Claro que había leído algunas de sus obras, o al menos lo había intentado. La pluma de Elena Poniatowska no la comprendí cuando era joven y ahora que ya no lo soy tanto comienzo a entenderla, madurada por las manecillas de los relojes y las hojas de los calendarios. Incluso, me emocioné cual Hercules Poirot cuando descubrí su cameo entre las páginas de sus novelas, lo que me provocó una satisfacción de esas que no es posible compartir: me la tropecé como personaje de sus propios libros y disfruté también su sentido del humor, su picardía e incluso su desfachatez. Ella puede hacer lo que quiera y lo hace. Pero eso yo debía saberlo desde antes.
Yo sabía de la escritora y persona pública, pero una faceta íntima que no le conocía la pude presenciar, estupefacta cuando menos, patidifusa cuando más, por el nervio que me dio verla donde menos la esperaba hace algunos años, de esos que parpadeas y se quedaron atrás, que se volvieron memoria.
Una vecina entrañable, la muy querida Tante Pimi, mantuvo una guardería durante casi 60 años en este barrio, con un jardín lleno de hadas y duendes donde generaciones completas de pequeños aprendieron a jugar y a convivir con sus semejantes. Y ahí estaba ella una mañana, sobre una silla, a la sombra de un árbol de dimensiones imposibles, leyendo un cuento a unos niños que aún tardarían varios años en aprender las letras y la magia que brota cuando se juntan unas con otras.
La historia era muy atractiva: la boda entre un limonero y una jacaranda, dos huéspedes que casualmente eran vecinos de los niños, por detrás del muro y justo enfrente de la puerta de madera que los protegía del mundo. Recuerdo la voz, templada y mesurada, contando la trama más que leyéndola. Yo no sabía qué me atrapaba más: la sorpresa de tener a aquella mujer leyendo cuentos a unos niños que ni sabían quién era y tampoco les importaba o las caritas de esos mismos niños, que pasaban de la sorpresa al susto, cruzando por varios estados de emoción en el trayecto. Para mí, una cuentacuentos de lujo; para los peques, no tanto. No faltaron algunos que perdieron el interés a media historia y terminaron colgados del columpio por los pies, porque cuando tienes dos y tres años, ¿qué chiste tiene columpiarse en un columpio? El mundo visto de cabeza es más atractivo, digo yo con nostalgia, porque ahora solo lo miro de pie la mayor parte del día.

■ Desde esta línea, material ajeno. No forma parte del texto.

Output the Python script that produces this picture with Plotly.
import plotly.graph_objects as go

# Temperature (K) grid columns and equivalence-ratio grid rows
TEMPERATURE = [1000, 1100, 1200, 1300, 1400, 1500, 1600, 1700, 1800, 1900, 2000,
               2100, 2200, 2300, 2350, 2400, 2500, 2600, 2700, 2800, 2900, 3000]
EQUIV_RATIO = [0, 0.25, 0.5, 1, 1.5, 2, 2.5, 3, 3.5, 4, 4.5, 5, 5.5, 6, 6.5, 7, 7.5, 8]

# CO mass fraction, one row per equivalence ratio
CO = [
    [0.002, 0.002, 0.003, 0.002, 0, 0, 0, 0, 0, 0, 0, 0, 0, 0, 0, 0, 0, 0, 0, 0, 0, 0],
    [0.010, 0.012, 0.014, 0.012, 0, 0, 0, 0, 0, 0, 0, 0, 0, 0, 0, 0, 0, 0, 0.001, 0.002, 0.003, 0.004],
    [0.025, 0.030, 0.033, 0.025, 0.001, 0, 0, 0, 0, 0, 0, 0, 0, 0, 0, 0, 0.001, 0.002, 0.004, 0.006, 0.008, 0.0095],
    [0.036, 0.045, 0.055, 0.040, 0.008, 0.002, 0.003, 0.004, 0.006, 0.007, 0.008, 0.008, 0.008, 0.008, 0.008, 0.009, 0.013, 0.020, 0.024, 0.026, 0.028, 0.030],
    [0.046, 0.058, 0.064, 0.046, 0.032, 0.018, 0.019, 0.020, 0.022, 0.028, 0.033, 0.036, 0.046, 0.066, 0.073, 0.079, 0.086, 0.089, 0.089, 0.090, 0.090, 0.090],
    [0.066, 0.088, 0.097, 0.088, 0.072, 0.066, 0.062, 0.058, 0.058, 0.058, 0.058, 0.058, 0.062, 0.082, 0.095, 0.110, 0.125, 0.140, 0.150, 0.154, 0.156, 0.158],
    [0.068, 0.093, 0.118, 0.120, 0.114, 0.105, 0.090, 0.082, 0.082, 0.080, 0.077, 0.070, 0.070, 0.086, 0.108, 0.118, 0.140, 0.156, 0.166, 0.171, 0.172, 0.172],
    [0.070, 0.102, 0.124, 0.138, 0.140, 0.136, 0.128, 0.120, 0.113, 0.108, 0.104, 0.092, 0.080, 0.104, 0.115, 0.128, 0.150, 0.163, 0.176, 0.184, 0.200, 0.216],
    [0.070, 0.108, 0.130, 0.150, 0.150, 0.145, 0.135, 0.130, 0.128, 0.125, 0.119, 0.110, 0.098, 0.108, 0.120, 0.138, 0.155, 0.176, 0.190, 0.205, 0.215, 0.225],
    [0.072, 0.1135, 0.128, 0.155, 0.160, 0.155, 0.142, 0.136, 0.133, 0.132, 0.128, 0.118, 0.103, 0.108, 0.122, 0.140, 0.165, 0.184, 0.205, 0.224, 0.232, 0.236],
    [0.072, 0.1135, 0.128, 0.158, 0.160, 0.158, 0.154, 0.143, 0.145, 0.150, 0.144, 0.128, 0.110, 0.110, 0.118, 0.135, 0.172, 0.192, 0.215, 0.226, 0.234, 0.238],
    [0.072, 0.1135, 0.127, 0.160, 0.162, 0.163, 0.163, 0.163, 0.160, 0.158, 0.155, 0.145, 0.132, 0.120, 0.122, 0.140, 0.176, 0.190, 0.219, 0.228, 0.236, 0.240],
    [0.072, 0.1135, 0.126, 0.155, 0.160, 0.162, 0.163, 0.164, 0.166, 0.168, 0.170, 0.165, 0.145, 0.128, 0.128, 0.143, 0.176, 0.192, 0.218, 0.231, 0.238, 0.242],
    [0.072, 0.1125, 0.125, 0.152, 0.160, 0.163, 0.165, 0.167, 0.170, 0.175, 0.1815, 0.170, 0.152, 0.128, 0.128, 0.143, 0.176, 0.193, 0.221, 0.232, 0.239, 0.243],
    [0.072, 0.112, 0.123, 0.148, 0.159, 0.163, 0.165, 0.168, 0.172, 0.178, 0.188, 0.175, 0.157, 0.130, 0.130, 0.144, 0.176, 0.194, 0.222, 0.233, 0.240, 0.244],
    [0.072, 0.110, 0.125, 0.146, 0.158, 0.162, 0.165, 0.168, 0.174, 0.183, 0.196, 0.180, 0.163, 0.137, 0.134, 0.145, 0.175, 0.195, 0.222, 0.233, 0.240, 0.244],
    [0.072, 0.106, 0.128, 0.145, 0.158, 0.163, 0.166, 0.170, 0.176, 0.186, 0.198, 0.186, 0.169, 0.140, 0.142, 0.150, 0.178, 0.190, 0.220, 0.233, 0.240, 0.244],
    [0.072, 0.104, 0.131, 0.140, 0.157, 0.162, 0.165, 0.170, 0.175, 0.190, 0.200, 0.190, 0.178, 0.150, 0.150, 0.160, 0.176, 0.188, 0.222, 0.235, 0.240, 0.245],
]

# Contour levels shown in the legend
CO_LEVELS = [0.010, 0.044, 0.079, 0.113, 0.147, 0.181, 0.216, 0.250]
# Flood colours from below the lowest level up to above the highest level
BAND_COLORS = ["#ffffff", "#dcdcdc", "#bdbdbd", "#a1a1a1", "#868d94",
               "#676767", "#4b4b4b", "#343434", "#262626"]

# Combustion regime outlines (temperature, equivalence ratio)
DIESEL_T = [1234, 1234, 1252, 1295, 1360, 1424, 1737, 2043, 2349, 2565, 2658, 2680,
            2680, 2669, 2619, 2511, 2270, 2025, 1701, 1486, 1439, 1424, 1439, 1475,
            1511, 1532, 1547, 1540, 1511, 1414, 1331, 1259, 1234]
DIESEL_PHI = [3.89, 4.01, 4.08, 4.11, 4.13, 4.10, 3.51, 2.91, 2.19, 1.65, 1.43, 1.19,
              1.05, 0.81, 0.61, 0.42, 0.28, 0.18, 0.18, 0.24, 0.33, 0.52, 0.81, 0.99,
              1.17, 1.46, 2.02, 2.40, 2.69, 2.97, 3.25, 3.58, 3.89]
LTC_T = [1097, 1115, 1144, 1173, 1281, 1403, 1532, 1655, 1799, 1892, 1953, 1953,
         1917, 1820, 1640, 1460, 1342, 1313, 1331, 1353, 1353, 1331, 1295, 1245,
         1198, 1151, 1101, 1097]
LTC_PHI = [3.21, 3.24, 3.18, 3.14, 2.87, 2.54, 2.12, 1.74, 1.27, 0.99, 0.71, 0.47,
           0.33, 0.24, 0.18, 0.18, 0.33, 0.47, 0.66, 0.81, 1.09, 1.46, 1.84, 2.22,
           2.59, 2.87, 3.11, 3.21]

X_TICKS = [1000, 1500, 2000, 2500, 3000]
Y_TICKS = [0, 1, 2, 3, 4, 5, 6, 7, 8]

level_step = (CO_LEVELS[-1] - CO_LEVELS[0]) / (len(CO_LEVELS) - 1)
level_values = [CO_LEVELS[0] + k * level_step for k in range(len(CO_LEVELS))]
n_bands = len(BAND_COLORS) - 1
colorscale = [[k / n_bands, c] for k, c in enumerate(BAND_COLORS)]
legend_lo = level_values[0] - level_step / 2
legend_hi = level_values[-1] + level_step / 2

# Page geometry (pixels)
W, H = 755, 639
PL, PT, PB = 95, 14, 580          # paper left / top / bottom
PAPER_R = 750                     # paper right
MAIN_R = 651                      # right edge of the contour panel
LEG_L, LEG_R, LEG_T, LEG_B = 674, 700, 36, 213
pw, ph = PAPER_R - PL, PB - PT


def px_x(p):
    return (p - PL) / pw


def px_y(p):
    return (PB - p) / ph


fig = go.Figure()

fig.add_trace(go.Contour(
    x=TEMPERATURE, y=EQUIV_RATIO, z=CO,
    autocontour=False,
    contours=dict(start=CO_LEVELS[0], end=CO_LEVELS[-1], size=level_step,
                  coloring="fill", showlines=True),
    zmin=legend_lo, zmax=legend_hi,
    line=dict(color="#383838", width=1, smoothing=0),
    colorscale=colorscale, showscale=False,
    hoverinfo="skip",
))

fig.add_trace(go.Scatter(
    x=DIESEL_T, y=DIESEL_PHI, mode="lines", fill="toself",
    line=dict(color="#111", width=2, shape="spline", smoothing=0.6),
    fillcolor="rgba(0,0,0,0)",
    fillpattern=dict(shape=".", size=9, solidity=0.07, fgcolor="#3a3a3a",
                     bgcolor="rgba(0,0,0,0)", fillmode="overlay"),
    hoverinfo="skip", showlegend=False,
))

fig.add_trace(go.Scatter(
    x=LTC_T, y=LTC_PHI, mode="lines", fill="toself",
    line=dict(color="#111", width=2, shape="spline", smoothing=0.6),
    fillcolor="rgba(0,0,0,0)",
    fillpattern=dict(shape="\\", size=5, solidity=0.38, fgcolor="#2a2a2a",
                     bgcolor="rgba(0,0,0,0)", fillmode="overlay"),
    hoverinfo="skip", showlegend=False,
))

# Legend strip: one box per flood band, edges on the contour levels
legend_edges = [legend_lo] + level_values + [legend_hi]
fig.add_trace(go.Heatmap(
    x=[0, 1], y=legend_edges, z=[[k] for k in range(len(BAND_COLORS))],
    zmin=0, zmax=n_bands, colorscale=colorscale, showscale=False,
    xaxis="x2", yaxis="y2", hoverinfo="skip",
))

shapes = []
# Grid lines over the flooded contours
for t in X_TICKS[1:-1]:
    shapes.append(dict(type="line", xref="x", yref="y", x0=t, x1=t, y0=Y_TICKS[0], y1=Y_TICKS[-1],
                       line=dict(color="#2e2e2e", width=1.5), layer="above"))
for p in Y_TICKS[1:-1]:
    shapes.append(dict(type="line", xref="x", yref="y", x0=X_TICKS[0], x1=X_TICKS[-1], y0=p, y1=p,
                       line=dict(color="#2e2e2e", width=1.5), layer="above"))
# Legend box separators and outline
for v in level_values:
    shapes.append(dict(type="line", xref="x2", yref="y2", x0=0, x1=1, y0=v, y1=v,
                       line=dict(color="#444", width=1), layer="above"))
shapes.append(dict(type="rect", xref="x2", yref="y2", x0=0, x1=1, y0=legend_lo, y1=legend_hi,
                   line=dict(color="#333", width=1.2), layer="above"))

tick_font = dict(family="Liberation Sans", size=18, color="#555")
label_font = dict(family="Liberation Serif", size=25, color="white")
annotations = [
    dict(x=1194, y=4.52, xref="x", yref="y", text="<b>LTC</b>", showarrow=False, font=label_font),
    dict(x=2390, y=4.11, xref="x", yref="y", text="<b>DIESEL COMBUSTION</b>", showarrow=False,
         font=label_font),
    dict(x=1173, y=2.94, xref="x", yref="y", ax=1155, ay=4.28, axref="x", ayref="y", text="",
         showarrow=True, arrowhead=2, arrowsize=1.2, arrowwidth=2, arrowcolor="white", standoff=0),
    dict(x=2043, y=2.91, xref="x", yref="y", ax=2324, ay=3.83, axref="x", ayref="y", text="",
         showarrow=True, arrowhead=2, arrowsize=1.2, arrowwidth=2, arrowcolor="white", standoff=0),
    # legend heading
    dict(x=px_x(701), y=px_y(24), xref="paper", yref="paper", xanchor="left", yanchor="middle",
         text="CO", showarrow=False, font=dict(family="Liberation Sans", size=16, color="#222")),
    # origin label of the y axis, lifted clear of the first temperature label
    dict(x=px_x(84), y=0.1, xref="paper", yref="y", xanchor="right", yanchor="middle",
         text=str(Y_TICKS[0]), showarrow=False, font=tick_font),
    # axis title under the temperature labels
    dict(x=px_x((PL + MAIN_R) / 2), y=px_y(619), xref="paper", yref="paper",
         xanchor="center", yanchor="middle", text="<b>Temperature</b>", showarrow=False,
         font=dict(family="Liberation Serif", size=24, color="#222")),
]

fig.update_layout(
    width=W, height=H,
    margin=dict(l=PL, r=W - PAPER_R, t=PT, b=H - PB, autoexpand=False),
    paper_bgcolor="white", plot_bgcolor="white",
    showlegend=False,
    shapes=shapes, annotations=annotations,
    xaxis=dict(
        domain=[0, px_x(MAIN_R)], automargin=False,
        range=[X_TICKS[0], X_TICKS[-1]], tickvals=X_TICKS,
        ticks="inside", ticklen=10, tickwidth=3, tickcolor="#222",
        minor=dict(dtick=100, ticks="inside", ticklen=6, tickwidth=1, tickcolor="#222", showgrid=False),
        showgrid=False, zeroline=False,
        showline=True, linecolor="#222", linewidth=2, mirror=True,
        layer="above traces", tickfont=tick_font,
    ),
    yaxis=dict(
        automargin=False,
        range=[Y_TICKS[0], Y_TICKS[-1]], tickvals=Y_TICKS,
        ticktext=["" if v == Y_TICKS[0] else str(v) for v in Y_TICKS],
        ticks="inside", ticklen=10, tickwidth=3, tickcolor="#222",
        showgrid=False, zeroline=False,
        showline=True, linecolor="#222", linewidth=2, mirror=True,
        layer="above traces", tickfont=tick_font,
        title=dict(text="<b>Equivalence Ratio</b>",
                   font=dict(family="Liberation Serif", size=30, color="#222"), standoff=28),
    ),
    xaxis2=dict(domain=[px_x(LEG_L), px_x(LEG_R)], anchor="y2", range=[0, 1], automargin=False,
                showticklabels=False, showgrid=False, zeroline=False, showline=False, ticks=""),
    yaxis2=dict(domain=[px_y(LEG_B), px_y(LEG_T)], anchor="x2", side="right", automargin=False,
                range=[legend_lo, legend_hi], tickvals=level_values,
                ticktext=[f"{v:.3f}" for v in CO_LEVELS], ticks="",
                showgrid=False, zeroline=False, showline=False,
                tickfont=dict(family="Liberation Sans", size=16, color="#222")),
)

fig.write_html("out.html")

Aquellas lecturas no tenían fecha ni horario, eran producto de una necesidad que imagino le surgía a doña Elena, como le decimos con respeto los adultos. La misma necesidad que la hacía salir a reunirse con sus vecinos, para protestar por la tala de árboles y por todo lo que le parecía relevante para el barrio. Elenita para los vecinos.

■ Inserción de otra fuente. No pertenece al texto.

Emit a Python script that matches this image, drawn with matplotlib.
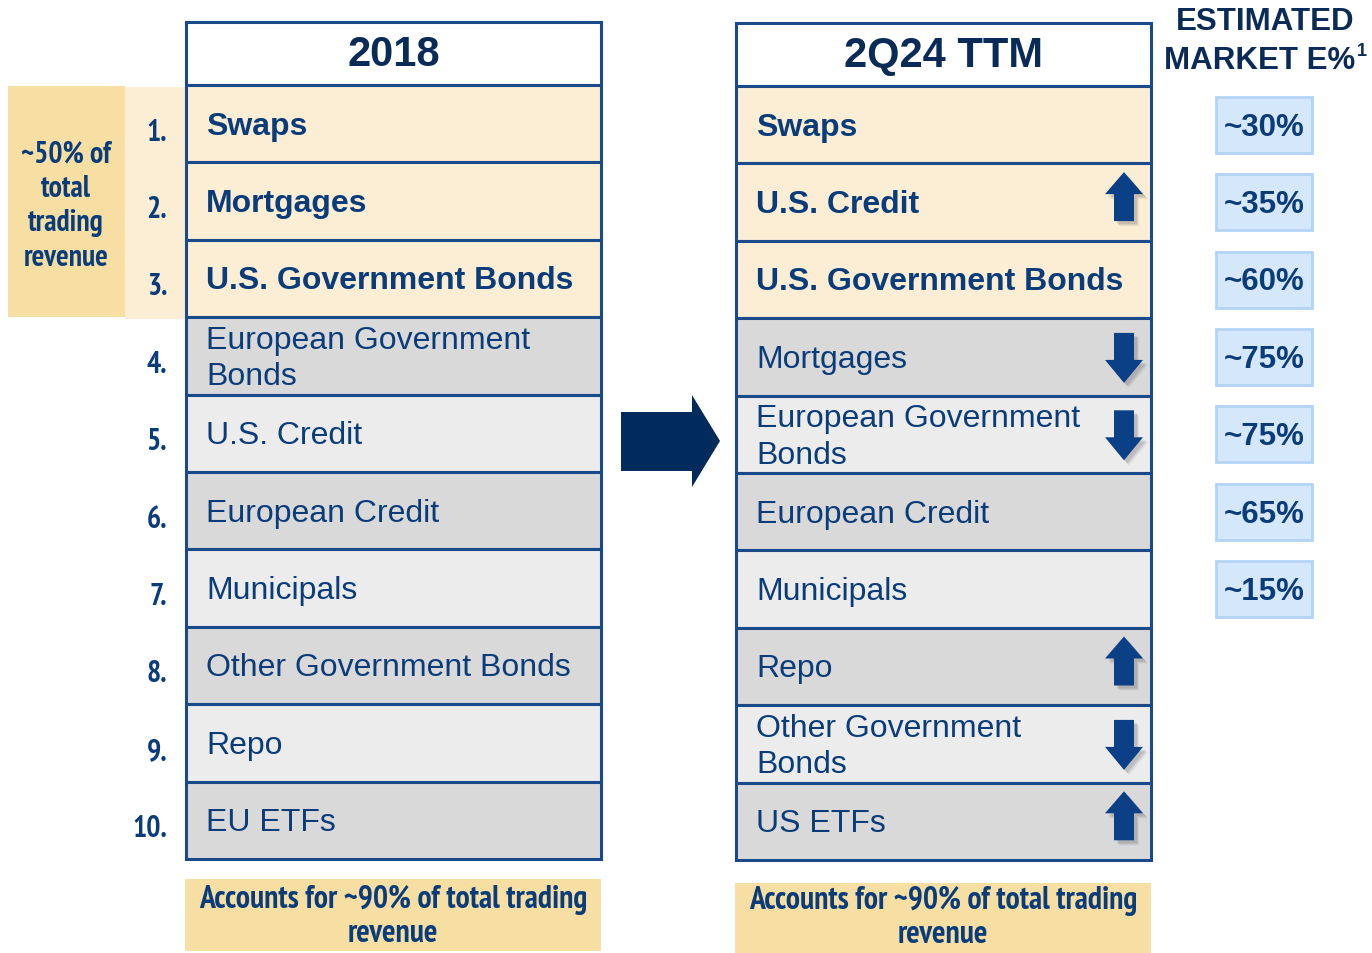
import matplotlib
matplotlib.use('Agg')
import matplotlib.pyplot as plt
from matplotlib import font_manager
from matplotlib.font_manager import FontProperties
from matplotlib.patches import Rectangle, Polygon

# ranking data
rank_2018 = ['Swaps', 'Mortgages', 'U.S. Government Bonds', 'European Government\nBonds',
             'U.S. Credit', 'European Credit', 'Municipals', 'Other Government Bonds',
             'Repo', 'EU ETFs']
rank_2q24 = ['Swaps', 'U.S. Credit', 'U.S. Government Bonds', 'Mortgages',
             'European Government\nBonds', 'European Credit', 'Municipals', 'Repo',
             'Other Government\nBonds', 'US ETFs']
moves_2q24 = [0, 1, 0, -1, -1, 0, 0, 1, -1, 1]   # 1 = up, -1 = down
market_share = ['~30%', '~35%', '~60%', '~75%', '~75%', '~65%', '~15%']
rank_labels = ['1.', '2.', '3.', '4.', '5.', '6.', '7.', '8.', '9.', '10.']
n_top = 3

NAVY = '#0b3c7a'
DARK = '#0a2b57'
LINE = '#1b4a8a'
CREAM = '#fbeed5'
GOLD = '#f7dfa3'
GRAY = '#d9d9d9'
LIGHT = '#ececec'
SANS = ['Liberation Sans', 'DejaVu Sans']


def wnum(w):
    if isinstance(w, (int, float)):
        return w
    return font_manager.weight_dict.get(w, 400)


# look for a bold narrow / condensed face (something like Arial Narrow Bold)
cands = []
for f in font_manager.fontManager.ttflist:
    nm = (f.name + ' ' + f.fname).lower()
    if f.style != 'normal' or 'dejavu' in nm:
        continue
    if 'narrow' in nm or 'condensed' in nm or 'cond' in nm:
        score = abs(wnum(f.weight) - 700) + (0 if 'narrow' in nm else 5)
        cands.append((score, f.fname))
cands.sort()
narrow_file = cands[0][1] if cands else None


def nprops(size):
    if narrow_file:
        return FontProperties(fname=narrow_file, size=size)
    return FontProperties(family=SANS, weight='bold', size=size * 0.86)


fig = plt.figure(figsize=(13.72, 9.54), dpi=100)
ax = fig.add_axes([0, 0, 1, 1])
ax.set_xlim(0, 1372)
ax.set_ylim(954, 0)
ax.axis('off')
renderer = fig.canvas.get_renderer()

row_h = 77.4


def fit_size(sample, width_px, size0=20):
    # font size giving the sample string the wanted pixel width
    t = ax.text(0, 0, sample, fontproperties=nprops(size0))
    w = t.get_window_extent(renderer).width
    t.remove()
    return size0 * width_px / w


def ntext(x, y, s, size, **kw):
    return ax.text(x, y, s, fontproperties=nprops(size), color=NAVY, zorder=3, **kw)


def draw_small_arrow(cx, cy, d):
    if d > 0:
        pts = [(cx, cy - 30), (cx + 19, cy - 8), (cx + 10, cy - 8), (cx + 10, cy + 19),
               (cx - 10, cy + 19), (cx - 10, cy - 8), (cx - 19, cy - 8)]
    else:
        pts = [(cx, cy + 26), (cx + 19, cy + 3), (cx + 10, cy + 3), (cx + 10, cy - 24),
               (cx - 10, cy - 24), (cx - 10, cy + 3), (cx - 19, cy + 3)]
    for k, a in [(5, 0.08), (4, 0.10), (3, 0.13)]:
        ax.add_patch(Polygon([(px + k, py + k) for px, py in pts], closed=True,
                             fc='#444444', ec='none', alpha=a, zorder=3))
    ax.add_patch(Polygon(pts, closed=True, fc='#0b3f86', ec='none', zorder=4))


def draw_table(x0, y0, title, items, moves=None):
    w = 415
    hdr = 63
    ax.add_patch(Rectangle((x0, y0), w, hdr, fc='white', ec=LINE, lw=2.2, zorder=2))
    ax.text(x0 + w / 2, y0 + hdr / 2 + 1, title, ha='center', va='center', fontsize=30,
            fontweight='bold', color=DARK, family=SANS, zorder=3)
    centers = []
    for i, name in enumerate(items):
        top = y0 + hdr + i * row_h
        if i < n_top:
            fc = CREAM
        elif (i - n_top) % 2 == 0:
            fc = GRAY
        else:
            fc = LIGHT
        ax.add_patch(Rectangle((x0, top), w, row_h, fc=fc, ec=LINE, lw=2.2, zorder=2))
        cy = top + row_h / 2
        centers.append(cy)
        ax.text(x0 + 20, cy + 2, name, ha='left', va='center', fontsize=23,
                fontweight='bold' if i < n_top else 'normal', color=NAVY,
                family=SANS, linespacing=1.28, zorder=3)
        if moves is not None and moves[i] != 0:
            draw_small_arrow(x0 + 388, cy, moves[i])
    return centers


# left side: gold note and cream band behind top ranks
ax.add_patch(Rectangle((8, 87), 117, 231, fc=GOLD, ec='none', zorder=1))
ax.add_patch(Rectangle((125, 88), 61, 232, fc=CREAM, ec='none', zorder=1))
ntext(66, 206, '~50% of\ntotal\ntrading\nrevenue', fit_size('~50% of', 90), ha='center',
      va='center', linespacing=1.3)

left_c = draw_table(186, 23, '2018', rank_2018)
right_c = draw_table(736, 24, '2Q24 TTM', rank_2q24, moves_2q24)

num_size = fit_size('10.', 35)
for lab, cy in zip(rank_labels, left_c):
    ntext(167, cy + 8, lab, num_size, ha='right', va='center')

# big arrow between tables
ax.add_patch(Polygon([(621, 413), (692, 413), (692, 396), (720, 442), (692, 488),
                      (692, 472), (621, 472)], closed=True, fc='#002b5c', ec='none', zorder=3))

# estimated market share column
ax.text(1265, 22, 'ESTIMATED', ha='center', va='center', fontsize=22.5, fontweight='bold',
        color=DARK, family=SANS)
ax.text(1260, 61, 'MARKET E%', ha='center', va='center', fontsize=22.5, fontweight='bold',
        color=DARK, family=SANS)
ax.text(1357, 52, '1', ha='left', va='center', fontsize=13, fontweight='bold',
        color=DARK, family=SANS)
for val, cy in zip(market_share, right_c):
    ax.add_patch(Rectangle((1216, cy - 28), 96, 56, fc='#d5e7fb', ec='#b3d4f5', lw=2, zorder=2))
    ax.text(1264, cy + 2, val, ha='center', va='center', fontsize=22.5, fontweight='bold',
            color=NAVY, family=SANS, zorder=3)

# bottom notes
note_size = fit_size('Accounts for ~90% of total trading', 390)
for x0, y0, ty in [(185, 880, 917), (735, 884, 918)]:
    ax.add_patch(Rectangle((x0, y0), 416, 72, fc=GOLD, ec='none', zorder=1))
    ntext(x0 + 208, ty, 'Accounts for ~90% of total trading\nrevenue', note_size,
          ha='center', va='center', linespacing=1.2)

fig.savefig('out.png', dpi=100)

La necesidad de ejercitarse, caminando hacia la panadería boutique de la esquina para recoger el premio por el esfuerzo: una concha gourmet que sabe a lo que debe saber un trozo de cielo, uno lleno de ideas, de París, de letras, de croissants, de hijos, nietos y bisnietos, de niños que acaban de dejar los brazos, de limoneros y jacarandas, de personas que hoy son memoria y de vueltas y recovecos, por donde ha transitado Elena Poniatowska, siempre vigente, siempre polémica, siempre sorprendente. Por mi parte, celebro que mantenga su espíritu rebelde y que siga haciendo lo que le apetece, a la hora que le apetece. Celebro su vida y, desde luego, su trayectoria. Porque si nadie salimos vivos de esta vida, ¿qué mejor ejemplo nos puede dar?